The broom is one of those pretty rosey-purple cultivars, but has been languishing in some shade. I look forward to watching this plant thrive in the new sunny spot.
When I arrived, I discovered that a special session of the Harwich Crow Council had convened to examine and report on my project (which they did, loudly and at length).
The progress was a little slow at the start, as the temperature was still rather low (I was bundled in four layers) and some of the smaller clumps of sod to be broken up were a little frozen.
One of the nice things about all the trees is at the Eastham place is that we have been spared much in the way of frost yet. Not so in the open front yard in Harwich. It appears I’ll be planting just in the nick of time.
I found things thawed pretty quickly as the morning ensued, and eventually I began to make some good progress.
While it’s not nice to fool Mother Nature, I also don’t appreciate the way she seems to be holding a gun to my head. With that in mind, I decided I could safely abbreviate my plans for the digging this fall, once I’d opened up space on either side of the fence. Two larger “loopy” areas, one at each end, may safely wait ’til Spring, unless inspiration and time to spare present themselves tomorrow (well, later today).

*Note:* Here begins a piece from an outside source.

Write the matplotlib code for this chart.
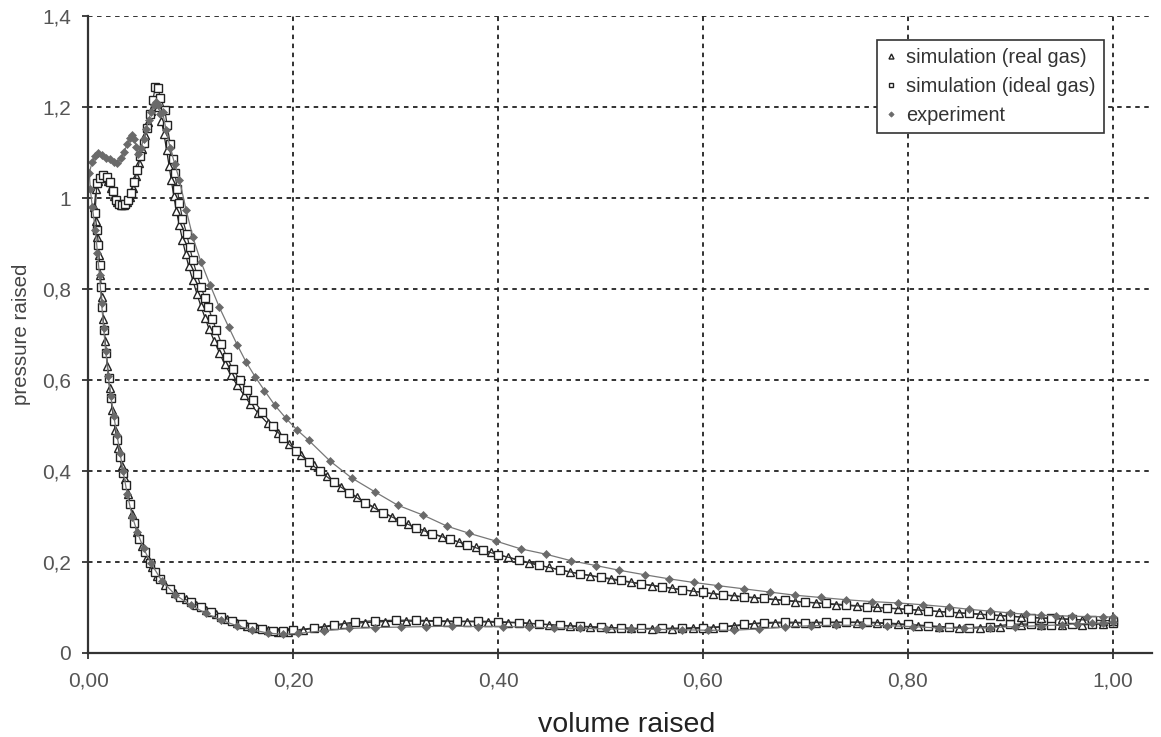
import matplotlib
matplotlib.use("Agg")
import matplotlib.pyplot as plt
from matplotlib.ticker import FuncFormatter

plt.rcParams['font.family'] = ['Liberation Sans', 'DejaVu Sans']

# --- simulation (ideal gas): lower branch (1.0 -> TDC), combustion, expansion ---
ideal_v = [1.00, 0.98, 0.96, 0.94, 0.92, 0.90, 0.88, 0.86, 0.84, 0.82, 0.80, 0.78, 0.76, 0.74,
           0.72, 0.70, 0.68, 0.66, 0.64, 0.62, 0.60, 0.58, 0.56, 0.54, 0.52, 0.50, 0.48, 0.46,
           0.44, 0.42, 0.40, 0.38, 0.36, 0.34, 0.32, 0.30, 0.28, 0.26, 0.24, 0.22, 0.20, 0.19,
           0.18, 0.17, 0.16, 0.15, 0.14, 0.13, 0.12, 0.11, 0.10, 0.09, 0.08, 0.07, 0.065, 0.06,
           0.055, 0.05, 0.045, 0.041, 0.037, 0.034, 0.031, 0.028, 0.025, 0.022, 0.020, 0.0175,
           0.0155, 0.0135, 0.0125, 0.011, 0.010, 0.0085, 0.0066,
           0.0085, 0.0115, 0.0146, 0.018, 0.021, 0.024, 0.027, 0.030, 0.033, 0.036, 0.039, 0.042,
           0.045, 0.048, 0.051, 0.054, 0.057, 0.060, 0.063, 0.0655, 0.068,
           0.0705, 0.0748, 0.077, 0.080, 0.0825, 0.0845, 0.087, 0.089, 0.092, 0.096, 0.099, 0.102,
           0.106, 0.110, 0.114, 0.117, 0.121, 0.125, 0.130, 0.135, 0.141, 0.148, 0.155, 0.161,
           0.170, 0.180, 0.190, 0.203, 0.215, 0.226, 0.240, 0.255, 0.270, 0.288, 0.305, 0.320,
           0.336, 0.353, 0.370, 0.385, 0.400, 0.42, 0.44, 0.46, 0.48, 0.50, 0.52, 0.54, 0.56,
           0.58, 0.60, 0.62, 0.64, 0.66, 0.68, 0.70, 0.72, 0.74, 0.76, 0.78, 0.80, 0.82, 0.84,
           0.86, 0.88, 0.90, 0.92, 0.94, 0.96, 0.98, 1.00]
ideal_p = [0.066, 0.064, 0.063, 0.062, 0.064, 0.063, 0.058, 0.056, 0.057, 0.060, 0.063, 0.066, 0.068, 0.068,
           0.068, 0.067, 0.068, 0.067, 0.063, 0.058, 0.056, 0.055, 0.054, 0.054, 0.055, 0.057, 0.059, 0.061,
           0.064, 0.067, 0.069, 0.070, 0.070, 0.071, 0.072, 0.072, 0.071, 0.068, 0.062, 0.055, 0.050, 0.048,
           0.049, 0.052, 0.057, 0.063, 0.071, 0.080, 0.090, 0.101, 0.112, 0.124, 0.140, 0.163, 0.178, 0.198,
           0.222, 0.250, 0.285, 0.328, 0.370, 0.395, 0.430, 0.468, 0.510, 0.560, 0.604, 0.660,
           0.710, 0.760, 0.805, 0.853, 0.897, 0.930, 0.967,
           1.033, 1.045, 1.050, 1.047, 1.035, 1.015, 0.997, 0.988, 0.985, 0.988, 0.996, 1.012,
           1.035, 1.062, 1.092, 1.122, 1.155, 1.185, 1.215, 1.245, 1.243,
           1.220, 1.194, 1.160, 1.120, 1.085, 1.055, 1.020, 0.989, 0.955, 0.922, 0.892, 0.864,
           0.833, 0.805, 0.780, 0.761, 0.735, 0.710, 0.680, 0.651, 0.625, 0.600, 0.578, 0.556,
           0.530, 0.500, 0.472, 0.444, 0.420, 0.400, 0.375, 0.352, 0.330, 0.308, 0.290, 0.275,
           0.262, 0.250, 0.238, 0.226, 0.216, 0.205, 0.193, 0.183, 0.174, 0.167, 0.160, 0.152, 0.146,
           0.139, 0.133, 0.128, 0.124, 0.120, 0.116, 0.112, 0.109, 0.106, 0.102, 0.099, 0.096, 0.093, 0.090,
           0.087, 0.084, 0.081, 0.078, 0.076, 0.074, 0.072, 0.071]

# --- simulation (real gas) ---
real_v = [0.99, 0.97, 0.95, 0.93, 0.91, 0.89, 0.87, 0.85, 0.83, 0.81, 0.79, 0.77, 0.75, 0.73, 0.71,
          0.69, 0.67, 0.65, 0.63, 0.61, 0.59, 0.57, 0.55, 0.53, 0.51, 0.49, 0.47, 0.45, 0.43, 0.41,
          0.39, 0.37, 0.35, 0.33, 0.31, 0.29, 0.27, 0.25, 0.23, 0.21, 0.195, 0.185, 0.175, 0.165,
          0.155, 0.145, 0.135, 0.125, 0.115, 0.105, 0.095, 0.085, 0.075, 0.0675, 0.0625, 0.0575,
          0.0525, 0.0475, 0.043, 0.039, 0.0355, 0.0325, 0.0295, 0.0265, 0.0235, 0.021, 0.0185,
          0.0165, 0.0145, 0.013, 0.0118, 0.0105, 0.009, 0.0075, 0.006,
          0.0075, 0.010, 0.013, 0.0165, 0.0195, 0.0225, 0.0255, 0.0285, 0.0315, 0.0345, 0.0375,
          0.0405, 0.0435, 0.0465, 0.0495, 0.0525, 0.0555, 0.0585, 0.0615, 0.065, 0.068,
          0.0715, 0.074, 0.0765, 0.079, 0.081, 0.0835, 0.086, 0.089, 0.092, 0.095, 0.098, 0.102,
          0.106, 0.110, 0.114, 0.118, 0.123, 0.128, 0.133, 0.139, 0.145, 0.152, 0.158, 0.166,
          0.175, 0.185, 0.196, 0.208, 0.220, 0.233, 0.247, 0.262, 0.279, 0.296, 0.312, 0.328,
          0.345, 0.362, 0.378, 0.393, 0.41, 0.43, 0.45, 0.47, 0.49, 0.51, 0.53, 0.55, 0.57, 0.59,
          0.61, 0.63, 0.65, 0.67, 0.69, 0.71, 0.73, 0.75, 0.77, 0.79, 0.81, 0.83, 0.85, 0.87,
          0.89, 0.91, 0.93, 0.95, 0.97, 0.99]
real_p = [0.064, 0.062, 0.061, 0.062, 0.061, 0.058, 0.055, 0.055, 0.057, 0.060, 0.063, 0.066, 0.067, 0.067, 0.066,
          0.066, 0.066, 0.064, 0.059, 0.056, 0.054, 0.053, 0.053, 0.054, 0.055, 0.057, 0.059, 0.062, 0.065, 0.067,
          0.068, 0.069, 0.069, 0.070, 0.070, 0.069, 0.067, 0.063, 0.057, 0.051, 0.047, 0.047, 0.050, 0.054,
          0.060, 0.066, 0.075, 0.085, 0.095, 0.106, 0.118, 0.131, 0.150, 0.170, 0.188, 0.210,
          0.236, 0.267, 0.305, 0.350, 0.383, 0.412, 0.450, 0.490, 0.535, 0.582, 0.632,
          0.685, 0.735, 0.782, 0.830, 0.875, 0.915, 0.950, 0.980,
          1.020, 1.038, 1.046, 1.045, 1.038, 1.022, 1.005, 0.992, 0.986, 0.986, 0.991,
          1.003, 1.022, 1.048, 1.077, 1.107, 1.138, 1.168, 1.192, 1.210, 1.200,
          1.170, 1.140, 1.105, 1.070, 1.040, 1.005, 0.972, 0.940, 0.908, 0.878, 0.850, 0.820,
          0.790, 0.762, 0.737, 0.712, 0.686, 0.660, 0.636, 0.612, 0.590, 0.567, 0.548, 0.527,
          0.505, 0.483, 0.460, 0.436, 0.413, 0.390, 0.366, 0.343, 0.320, 0.300, 0.283, 0.269,
          0.256, 0.244, 0.232, 0.221, 0.210, 0.198, 0.188, 0.178, 0.170, 0.162, 0.155, 0.148, 0.142, 0.136,
          0.130, 0.125, 0.121, 0.117, 0.113, 0.110, 0.106, 0.103, 0.100, 0.097, 0.094, 0.091, 0.088, 0.085,
          0.082, 0.079, 0.077, 0.075, 0.073, 0.071]

# --- experiment ---
exp_v = [1.00, 0.99, 0.98, 0.965, 0.95, 0.93, 0.905, 0.88, 0.855, 0.83, 0.805, 0.78, 0.755, 0.73,
         0.705, 0.68, 0.655, 0.63, 0.605, 0.58, 0.555, 0.53, 0.505, 0.48, 0.455, 0.43, 0.405, 0.38,
         0.355, 0.33, 0.305, 0.28, 0.255, 0.23, 0.205, 0.19, 0.175, 0.16, 0.145, 0.13, 0.115, 0.10,
         0.085, 0.072, 0.061, 0.054, 0.048, 0.043, 0.038, 0.034, 0.031, 0.028, 0.025, 0.022, 0.0195,
         0.017, 0.015, 0.013, 0.011, 0.009, 0.007, 0.004, 0.002, 0.001,
         0.004, 0.0065, 0.0098, 0.0135, 0.0175, 0.021, 0.025, 0.0285, 0.032, 0.035, 0.038, 0.041,
         0.043, 0.045, 0.047, 0.049, 0.0515, 0.054, 0.0565, 0.059, 0.0615, 0.064, 0.066, 0.068,
         0.0705, 0.0725, 0.076, 0.080, 0.0845, 0.089, 0.0955, 0.102, 0.110, 0.119, 0.128, 0.137,
         0.1455, 0.154, 0.163, 0.172, 0.182, 0.193, 0.204, 0.215, 0.236, 0.257, 0.280, 0.302,
         0.327, 0.350, 0.372, 0.398, 0.422, 0.447, 0.471, 0.496, 0.518, 0.543, 0.567, 0.591,
         0.615, 0.64, 0.665, 0.69, 0.715, 0.74, 0.765, 0.79, 0.815, 0.84, 0.86, 0.88, 0.90,
         0.915, 0.93, 0.945, 0.96, 0.975, 0.99, 1.00]
exp_p = [0.068, 0.066, 0.065, 0.064, 0.062, 0.060, 0.058, 0.056, 0.054, 0.055, 0.058, 0.060, 0.061, 0.061,
         0.060, 0.057, 0.053, 0.050, 0.050, 0.051, 0.052, 0.052, 0.053, 0.054, 0.055, 0.057, 0.058, 0.058,
         0.059, 0.058, 0.057, 0.056, 0.054, 0.049, 0.043, 0.041, 0.044, 0.051, 0.060, 0.072, 0.087, 0.105,
         0.128, 0.158, 0.198, 0.230, 0.265, 0.300, 0.350, 0.400, 0.440, 0.480, 0.520, 0.565, 0.610,
         0.665, 0.715, 0.770, 0.830, 0.880, 0.930, 0.980, 1.020, 1.056,
         1.080, 1.093, 1.099, 1.095, 1.089, 1.086, 1.079, 1.078, 1.088, 1.102, 1.118, 1.132,
         1.139, 1.130, 1.113, 1.098, 1.110, 1.130, 1.152, 1.172, 1.190, 1.205, 1.212, 1.205,
         1.185, 1.190, 1.150, 1.110, 1.075, 1.040, 0.975, 0.915, 0.860, 0.809, 0.760, 0.717,
         0.677, 0.640, 0.607, 0.577, 0.545, 0.516, 0.490, 0.468, 0.422, 0.385, 0.354, 0.325,
         0.303, 0.279, 0.263, 0.246, 0.229, 0.217, 0.203, 0.192, 0.182, 0.172, 0.163, 0.155,
         0.148, 0.141, 0.134, 0.127, 0.122, 0.117, 0.113, 0.110, 0.106, 0.101, 0.096, 0.092, 0.088,
         0.085, 0.083, 0.082, 0.081, 0.080, 0.080, 0.079]

x_ticks = [0.0, 0.2, 0.4, 0.6, 0.8, 1.0]
y_ticks = [0.0, 0.2, 0.4, 0.6, 0.8, 1.0, 1.2, 1.4]

fig = plt.figure(figsize=(11.61, 7.37), dpi=100)
ax = fig.add_axes([0.076, 0.114, 0.916, 0.864])

ax.plot(real_v, real_p, color='#222222', lw=0.9, marker='^', ms=6, mfc='white',
        mec='#222222', mew=1.0, label='simulation (real gas)')
ax.plot(ideal_v, ideal_p, color='#333333', lw=0.9, marker='s', ms=5.5, mfc='white',
        mec='#222222', mew=1.0, label='simulation (ideal gas)')
ax.plot(exp_v, exp_p, color='#777777', lw=0.9, marker='D', ms=4.5, mfc='#6a6a6a',
        mec='#6a6a6a', mew=0.5, label='experiment')

ax.set_xlim(0, 1.038)
ax.set_ylim(0, 1.4)
ax.set_xticks(x_ticks)
ax.set_yticks(y_ticks)
ax.xaxis.set_major_formatter(FuncFormatter(lambda v, p: f"{v:.2f}".replace('.', ',')))
ax.yaxis.set_major_formatter(FuncFormatter(lambda v, p: f"{v:g}".replace('.', ',')))

ax.grid(True, color='#222222', linestyle=(0, (2.5, 2.5)), linewidth=1.3)
ax.set_axisbelow(True)
for s in ['top', 'right']:
    ax.spines[s].set_visible(False)
for s in ['left', 'bottom']:
    ax.spines[s].set_color('#333333')
    ax.spines[s].set_linewidth(1.6)
ax.tick_params(direction='out', length=4.5, width=1.3, color='#333333',
               labelsize=15, labelcolor='#555555')
ax.tick_params(axis='y', pad=8)
ax.tick_params(axis='x', pad=8.5)

ax.set_xlabel('volume raised', fontsize=20.5, color='#222222')
ax.xaxis.set_label_coords(0.506, -0.092)
ax.set_ylabel('pressure raised', fontsize=14.8, color='#444444', labelpad=8)

leg = ax.legend(loc='upper right', bbox_to_anchor=(0.955, 0.963), fontsize=14.4,
                frameon=True, fancybox=False, edgecolor='#333333', framealpha=1,
                borderpad=0.4, labelspacing=0.5, handlelength=0.6, handletextpad=0.45,
                borderaxespad=0.0, markerscale=0.6)
leg.get_frame().set_linewidth(1.2)
for t in leg.get_texts():
    t.set_color('#333333')
for h in leg.legend_handles:
    h.set_linestyle('none')

fig.savefig('out.png', dpi=100)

Finishing all the way to the far end of the fence should give me plenty of room for getting everyone in the ground…and if some re-arranging is necessary come Spring, well, that will be fun, too.
These plants are the largest, potentially, and so it made sense to plant them first and deepest along the fence. It was nice to finish with the labor and get to a little of the fun stuff, like deciding how to arrange things.
I’d have loved to stay and do more, but as always lately, there wasn’t much time to tarry today, as I kept a steady forward momentum going, on to other tasks, including a pretty late evening at work.
I am looking forward to exploring Harwich once we are settled in. Here’s a photo of the Brooks Free Library in town. It strikes me as a very interesting and old building and I particularly look forward to exploring there this winter. In some way, it reminds me of the library I grew up in, which lived in a Revolutionary-era former home of one of the early Dutch settlers in New Jersey. Of course the architecture’s not the same at all, but it intrigues me just the same.
I was, honestly, a little horrified to discover that the Town of Harwich has already hung up their Christmas wreaths. They have a quaint nautical feel to them, with the red, green and white lobster buoy, but they appear to be artificial >gasp< greens…and it’s just a week too early for my taste.
Returning to Eastham, I made a momentary detour to catch this shot of the swans – and assorted other water fowl – having some fun in the sunshine on Salt Pond, before stopping by the Eastham Turnip Festival (for part of my contribution to the Thanksgiving feast in Long Lake) and then showering and heading for work.